**Raw data**

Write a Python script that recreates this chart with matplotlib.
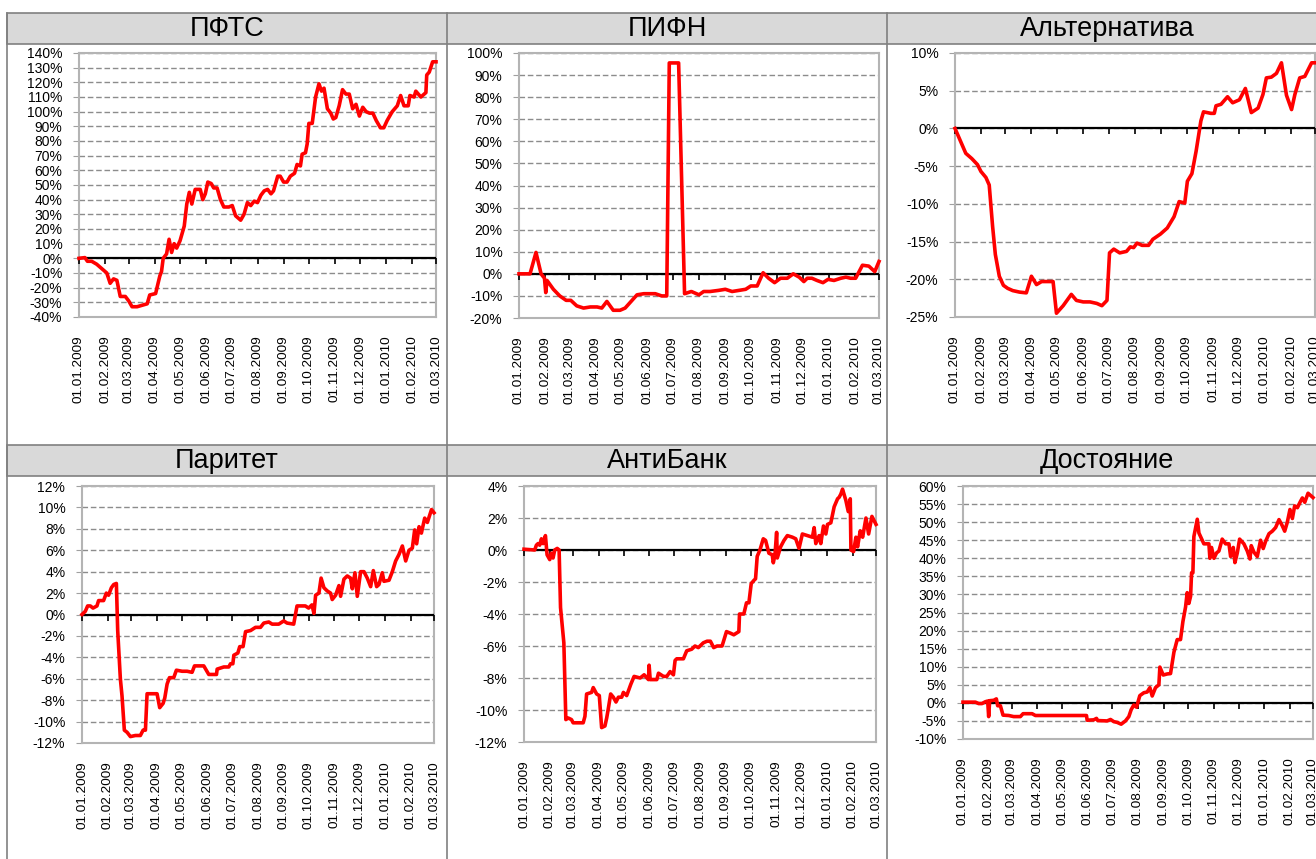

* * *

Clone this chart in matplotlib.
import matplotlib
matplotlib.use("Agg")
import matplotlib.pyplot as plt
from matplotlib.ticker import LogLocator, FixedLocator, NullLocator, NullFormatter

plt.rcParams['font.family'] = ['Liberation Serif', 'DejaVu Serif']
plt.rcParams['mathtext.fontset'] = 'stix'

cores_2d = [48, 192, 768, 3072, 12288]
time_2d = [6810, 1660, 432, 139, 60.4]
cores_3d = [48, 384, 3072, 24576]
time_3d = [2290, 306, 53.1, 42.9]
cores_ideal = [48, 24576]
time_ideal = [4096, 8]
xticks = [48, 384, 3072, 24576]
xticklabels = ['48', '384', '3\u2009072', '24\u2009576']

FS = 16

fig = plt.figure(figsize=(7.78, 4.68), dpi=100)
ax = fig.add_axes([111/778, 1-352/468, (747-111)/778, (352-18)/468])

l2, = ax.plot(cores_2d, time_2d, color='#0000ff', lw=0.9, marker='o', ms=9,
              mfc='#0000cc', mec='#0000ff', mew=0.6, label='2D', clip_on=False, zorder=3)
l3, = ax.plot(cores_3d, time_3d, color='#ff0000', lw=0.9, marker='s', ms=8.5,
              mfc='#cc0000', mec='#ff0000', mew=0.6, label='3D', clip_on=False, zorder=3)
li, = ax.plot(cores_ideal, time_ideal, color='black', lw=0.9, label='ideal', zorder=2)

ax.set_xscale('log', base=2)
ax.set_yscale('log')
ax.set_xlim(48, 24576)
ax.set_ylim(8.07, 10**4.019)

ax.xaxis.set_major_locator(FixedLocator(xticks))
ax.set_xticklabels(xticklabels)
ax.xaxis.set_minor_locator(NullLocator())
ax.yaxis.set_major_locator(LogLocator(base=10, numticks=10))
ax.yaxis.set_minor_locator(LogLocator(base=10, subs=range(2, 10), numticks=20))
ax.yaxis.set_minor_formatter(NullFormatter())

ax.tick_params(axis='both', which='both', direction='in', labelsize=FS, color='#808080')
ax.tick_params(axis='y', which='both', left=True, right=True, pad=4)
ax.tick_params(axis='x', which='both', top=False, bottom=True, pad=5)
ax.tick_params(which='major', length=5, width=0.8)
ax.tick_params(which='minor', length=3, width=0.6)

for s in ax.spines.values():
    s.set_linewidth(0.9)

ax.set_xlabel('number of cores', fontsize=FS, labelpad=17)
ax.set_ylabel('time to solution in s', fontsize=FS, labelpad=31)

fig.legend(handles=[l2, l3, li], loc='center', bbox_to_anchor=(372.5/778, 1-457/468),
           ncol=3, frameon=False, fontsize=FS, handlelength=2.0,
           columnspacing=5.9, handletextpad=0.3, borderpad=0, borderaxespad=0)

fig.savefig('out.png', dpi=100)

---

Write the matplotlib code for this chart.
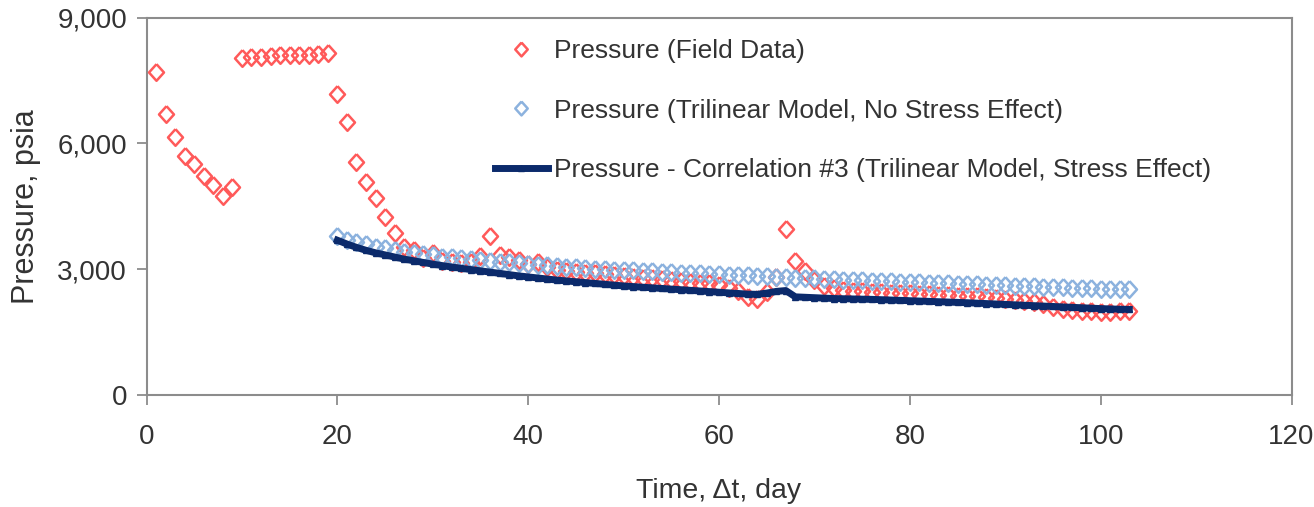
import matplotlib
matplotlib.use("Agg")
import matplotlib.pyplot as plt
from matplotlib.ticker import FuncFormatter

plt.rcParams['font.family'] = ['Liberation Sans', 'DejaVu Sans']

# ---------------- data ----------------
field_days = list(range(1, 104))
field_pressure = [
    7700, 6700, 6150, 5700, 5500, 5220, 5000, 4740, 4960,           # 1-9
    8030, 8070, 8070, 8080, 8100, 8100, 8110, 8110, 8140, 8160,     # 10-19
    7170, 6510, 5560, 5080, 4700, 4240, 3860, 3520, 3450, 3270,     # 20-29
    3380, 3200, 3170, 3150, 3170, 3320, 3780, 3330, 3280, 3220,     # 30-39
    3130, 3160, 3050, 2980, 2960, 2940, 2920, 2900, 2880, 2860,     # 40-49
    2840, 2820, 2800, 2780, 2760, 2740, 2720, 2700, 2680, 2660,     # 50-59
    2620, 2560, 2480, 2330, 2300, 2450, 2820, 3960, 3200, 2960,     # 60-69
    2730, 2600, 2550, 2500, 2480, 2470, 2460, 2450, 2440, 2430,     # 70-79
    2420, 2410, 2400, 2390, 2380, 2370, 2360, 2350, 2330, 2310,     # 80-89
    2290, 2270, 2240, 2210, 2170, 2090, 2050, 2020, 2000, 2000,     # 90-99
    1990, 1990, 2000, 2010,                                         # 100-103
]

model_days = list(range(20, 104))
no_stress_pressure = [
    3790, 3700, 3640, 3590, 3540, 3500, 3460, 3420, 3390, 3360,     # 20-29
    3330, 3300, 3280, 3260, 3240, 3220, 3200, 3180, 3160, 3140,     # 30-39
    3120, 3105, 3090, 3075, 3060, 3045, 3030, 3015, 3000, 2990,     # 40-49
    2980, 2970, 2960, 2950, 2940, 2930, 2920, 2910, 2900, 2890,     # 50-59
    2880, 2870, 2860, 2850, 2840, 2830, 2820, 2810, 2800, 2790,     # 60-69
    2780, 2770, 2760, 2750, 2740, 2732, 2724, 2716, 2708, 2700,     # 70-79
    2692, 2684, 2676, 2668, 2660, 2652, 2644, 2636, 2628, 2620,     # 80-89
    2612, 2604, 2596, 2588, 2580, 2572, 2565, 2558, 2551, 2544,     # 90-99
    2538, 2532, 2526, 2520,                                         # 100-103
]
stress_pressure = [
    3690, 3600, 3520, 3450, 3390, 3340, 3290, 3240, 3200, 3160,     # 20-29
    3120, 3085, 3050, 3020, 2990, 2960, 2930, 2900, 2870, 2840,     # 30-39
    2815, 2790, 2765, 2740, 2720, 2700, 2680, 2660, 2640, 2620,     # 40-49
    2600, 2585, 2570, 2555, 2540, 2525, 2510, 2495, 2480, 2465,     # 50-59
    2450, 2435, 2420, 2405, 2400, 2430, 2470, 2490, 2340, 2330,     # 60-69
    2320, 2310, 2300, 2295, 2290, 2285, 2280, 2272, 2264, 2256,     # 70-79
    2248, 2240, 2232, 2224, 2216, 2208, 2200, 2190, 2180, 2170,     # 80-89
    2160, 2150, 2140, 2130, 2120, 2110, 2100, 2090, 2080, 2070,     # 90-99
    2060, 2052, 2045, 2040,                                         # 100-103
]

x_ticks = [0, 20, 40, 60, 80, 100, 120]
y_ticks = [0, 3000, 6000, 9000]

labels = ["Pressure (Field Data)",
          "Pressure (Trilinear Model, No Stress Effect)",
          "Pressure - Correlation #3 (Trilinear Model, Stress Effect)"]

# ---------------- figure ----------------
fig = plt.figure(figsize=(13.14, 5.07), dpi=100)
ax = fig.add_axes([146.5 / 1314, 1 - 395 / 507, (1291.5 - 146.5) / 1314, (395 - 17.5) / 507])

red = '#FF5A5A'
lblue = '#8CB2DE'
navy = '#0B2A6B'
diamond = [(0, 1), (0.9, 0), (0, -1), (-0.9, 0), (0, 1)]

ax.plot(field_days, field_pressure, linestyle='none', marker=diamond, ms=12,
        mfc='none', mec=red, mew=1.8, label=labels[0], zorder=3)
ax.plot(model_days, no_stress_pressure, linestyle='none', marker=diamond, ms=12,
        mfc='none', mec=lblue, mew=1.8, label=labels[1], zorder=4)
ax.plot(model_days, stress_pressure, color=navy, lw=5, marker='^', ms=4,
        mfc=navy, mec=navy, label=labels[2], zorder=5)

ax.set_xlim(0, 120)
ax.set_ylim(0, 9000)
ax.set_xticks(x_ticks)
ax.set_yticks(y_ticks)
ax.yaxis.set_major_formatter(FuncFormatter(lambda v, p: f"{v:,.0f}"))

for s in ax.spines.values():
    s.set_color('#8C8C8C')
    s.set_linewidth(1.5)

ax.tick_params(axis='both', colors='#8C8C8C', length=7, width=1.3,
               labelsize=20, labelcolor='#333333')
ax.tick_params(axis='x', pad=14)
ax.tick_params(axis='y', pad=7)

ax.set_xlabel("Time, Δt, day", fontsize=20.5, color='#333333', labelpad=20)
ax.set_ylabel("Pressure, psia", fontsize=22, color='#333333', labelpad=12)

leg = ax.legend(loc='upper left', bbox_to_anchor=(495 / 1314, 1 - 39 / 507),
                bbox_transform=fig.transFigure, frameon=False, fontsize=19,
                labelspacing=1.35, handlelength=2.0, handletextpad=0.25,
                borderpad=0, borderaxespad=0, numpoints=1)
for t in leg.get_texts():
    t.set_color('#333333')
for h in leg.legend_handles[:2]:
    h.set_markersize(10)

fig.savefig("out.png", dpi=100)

**What the task asks**
Using the data above, extract exactly the lines from the one containing "Write the matplotlib code for this chart." through the one containing "plt.rcParams['font.family'] = ['Liberation Sans', 'DejaVu". Pictures are left out.

**In response**
Write the matplotlib code for this chart.
import matplotlib
matplotlib.use("Agg")
import matplotlib.pyplot as plt
from matplotlib.ticker import FuncFormatter

plt.rcParams['font.family'] = ['Liberation Sans', 'DejaVu Sans']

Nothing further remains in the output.